**TASK INSTRUCTIONS**
Produce nothing but an exact copy of the lines from the one containing "What TikZ code" through the one containing "(0,0) rectangle (8.3,-15.125);", and do not carry over pictures.
[start of INFORMATION SHOWN]
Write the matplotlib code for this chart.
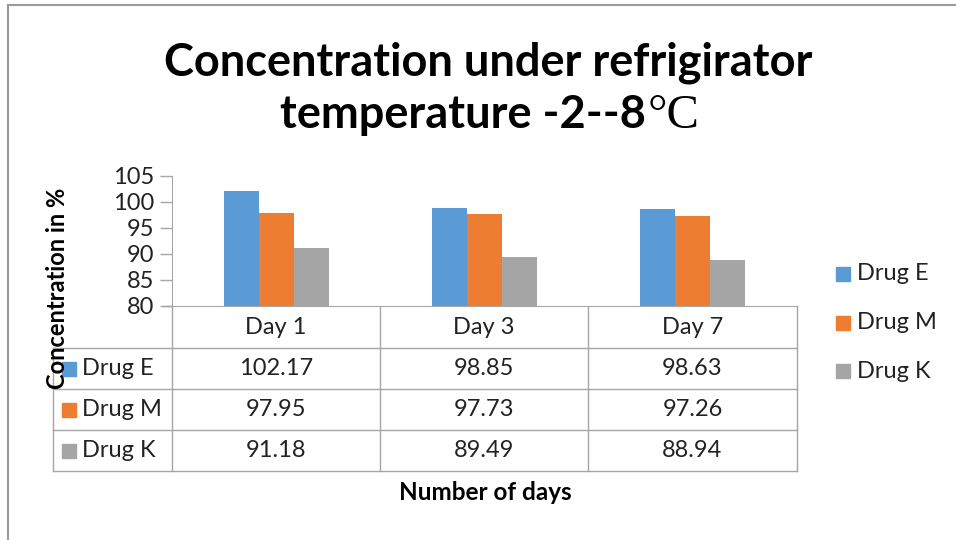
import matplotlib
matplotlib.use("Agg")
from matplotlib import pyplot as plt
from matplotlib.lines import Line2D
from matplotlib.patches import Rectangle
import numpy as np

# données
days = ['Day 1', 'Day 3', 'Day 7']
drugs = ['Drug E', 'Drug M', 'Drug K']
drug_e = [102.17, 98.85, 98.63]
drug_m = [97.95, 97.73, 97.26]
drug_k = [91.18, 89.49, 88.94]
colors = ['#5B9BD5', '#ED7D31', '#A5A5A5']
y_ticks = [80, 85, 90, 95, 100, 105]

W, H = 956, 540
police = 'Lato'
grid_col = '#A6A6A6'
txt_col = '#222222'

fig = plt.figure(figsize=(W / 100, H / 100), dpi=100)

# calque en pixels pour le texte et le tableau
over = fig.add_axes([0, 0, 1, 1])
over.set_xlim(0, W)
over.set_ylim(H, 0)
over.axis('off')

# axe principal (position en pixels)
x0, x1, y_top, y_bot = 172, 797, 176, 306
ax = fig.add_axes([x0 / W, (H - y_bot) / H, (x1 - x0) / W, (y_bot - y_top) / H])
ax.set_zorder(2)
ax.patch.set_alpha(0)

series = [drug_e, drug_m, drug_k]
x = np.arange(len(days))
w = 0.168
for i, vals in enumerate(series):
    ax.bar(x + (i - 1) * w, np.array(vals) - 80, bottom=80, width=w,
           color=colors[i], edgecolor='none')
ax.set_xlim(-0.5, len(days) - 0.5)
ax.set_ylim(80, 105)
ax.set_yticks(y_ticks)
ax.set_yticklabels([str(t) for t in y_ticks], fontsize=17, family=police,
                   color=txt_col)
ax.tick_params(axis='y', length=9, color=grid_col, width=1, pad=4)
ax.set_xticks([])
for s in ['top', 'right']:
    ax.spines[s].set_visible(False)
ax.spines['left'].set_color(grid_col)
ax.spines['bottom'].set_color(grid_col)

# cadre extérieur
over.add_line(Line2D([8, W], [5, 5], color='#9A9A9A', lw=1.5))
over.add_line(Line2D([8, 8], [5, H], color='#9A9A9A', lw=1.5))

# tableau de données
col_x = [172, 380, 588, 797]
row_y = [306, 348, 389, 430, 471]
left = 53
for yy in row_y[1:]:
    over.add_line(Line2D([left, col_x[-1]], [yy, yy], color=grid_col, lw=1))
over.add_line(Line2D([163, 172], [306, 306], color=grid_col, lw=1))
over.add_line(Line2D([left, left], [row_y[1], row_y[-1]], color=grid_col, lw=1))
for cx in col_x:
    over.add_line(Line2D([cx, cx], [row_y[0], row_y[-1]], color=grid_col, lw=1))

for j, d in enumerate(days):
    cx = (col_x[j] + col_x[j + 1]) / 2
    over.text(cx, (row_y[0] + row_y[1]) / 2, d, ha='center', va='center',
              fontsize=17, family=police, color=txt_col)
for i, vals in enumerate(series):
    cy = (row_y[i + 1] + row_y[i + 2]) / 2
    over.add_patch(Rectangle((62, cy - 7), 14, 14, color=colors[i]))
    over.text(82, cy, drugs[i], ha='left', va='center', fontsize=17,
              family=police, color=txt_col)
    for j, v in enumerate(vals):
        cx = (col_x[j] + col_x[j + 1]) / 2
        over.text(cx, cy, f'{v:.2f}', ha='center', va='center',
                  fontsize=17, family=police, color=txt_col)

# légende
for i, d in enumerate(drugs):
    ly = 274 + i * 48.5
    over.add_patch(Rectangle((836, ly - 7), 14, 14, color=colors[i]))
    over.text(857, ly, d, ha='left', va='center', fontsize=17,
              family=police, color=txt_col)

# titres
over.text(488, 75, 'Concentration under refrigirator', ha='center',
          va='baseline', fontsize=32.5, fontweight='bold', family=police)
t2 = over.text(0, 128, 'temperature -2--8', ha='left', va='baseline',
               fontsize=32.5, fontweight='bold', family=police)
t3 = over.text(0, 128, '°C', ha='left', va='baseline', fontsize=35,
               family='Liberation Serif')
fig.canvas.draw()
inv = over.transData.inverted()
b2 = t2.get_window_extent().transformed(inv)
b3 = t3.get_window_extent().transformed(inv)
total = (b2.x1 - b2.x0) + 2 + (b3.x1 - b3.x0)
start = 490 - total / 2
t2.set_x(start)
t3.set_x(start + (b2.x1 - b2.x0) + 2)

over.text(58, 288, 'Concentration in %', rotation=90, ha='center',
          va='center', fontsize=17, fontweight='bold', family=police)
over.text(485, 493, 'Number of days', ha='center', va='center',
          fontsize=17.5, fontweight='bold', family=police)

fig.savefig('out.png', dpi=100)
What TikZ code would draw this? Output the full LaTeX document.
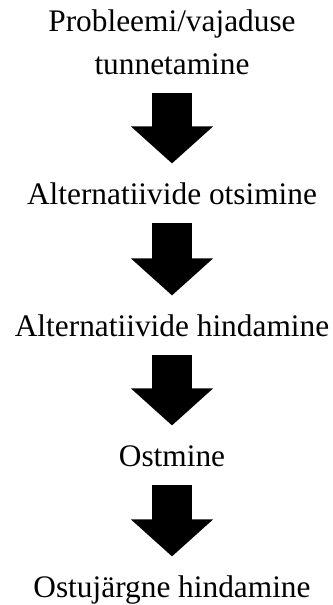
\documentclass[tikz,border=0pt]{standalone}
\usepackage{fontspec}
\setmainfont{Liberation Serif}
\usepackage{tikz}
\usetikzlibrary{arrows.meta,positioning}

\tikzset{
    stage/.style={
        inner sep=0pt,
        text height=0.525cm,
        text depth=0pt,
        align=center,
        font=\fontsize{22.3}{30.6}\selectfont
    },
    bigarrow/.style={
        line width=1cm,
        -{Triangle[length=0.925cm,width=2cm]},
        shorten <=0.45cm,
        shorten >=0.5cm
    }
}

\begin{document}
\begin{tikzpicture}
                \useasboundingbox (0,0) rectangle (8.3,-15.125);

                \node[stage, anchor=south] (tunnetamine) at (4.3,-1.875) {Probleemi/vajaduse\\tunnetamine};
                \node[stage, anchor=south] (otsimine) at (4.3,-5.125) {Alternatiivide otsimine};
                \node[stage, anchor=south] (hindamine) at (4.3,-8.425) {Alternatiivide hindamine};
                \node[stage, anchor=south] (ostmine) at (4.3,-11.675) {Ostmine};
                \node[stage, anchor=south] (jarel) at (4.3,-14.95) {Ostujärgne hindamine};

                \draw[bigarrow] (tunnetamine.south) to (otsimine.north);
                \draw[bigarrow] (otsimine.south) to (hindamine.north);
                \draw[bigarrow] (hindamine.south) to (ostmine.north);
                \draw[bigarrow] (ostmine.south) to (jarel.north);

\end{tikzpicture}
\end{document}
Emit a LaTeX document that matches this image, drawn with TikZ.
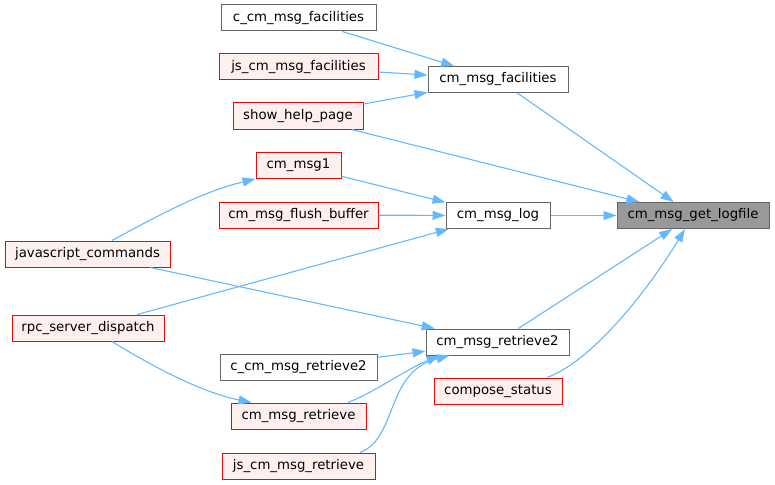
[end of INFORMATION SHOWN]
**EXPECTED ANSWER**
What TikZ code would draw this? Output the full LaTeX document.
\documentclass[tikz,border=0pt]{standalone}
\usepackage{fontspec}
\setmainfont{Liberation Serif}
\usepackage{tikz}
\usetikzlibrary{arrows.meta,positioning}

\tikzset{
    stage/.style={
        inner sep=0pt,
        text height=0.525cm,
        text depth=0pt,
        align=center,
        font=\fontsize{22.3}{30.6}\selectfont
    },
    bigarrow/.style={
        line width=1cm,
        -{Triangle[length=0.925cm,width=2cm]},
        shorten <=0.45cm,
        shorten >=0.5cm
    }
}

\begin{document}
\begin{tikzpicture}
                \useasboundingbox (0,0) rectangle (8.3,-15.125);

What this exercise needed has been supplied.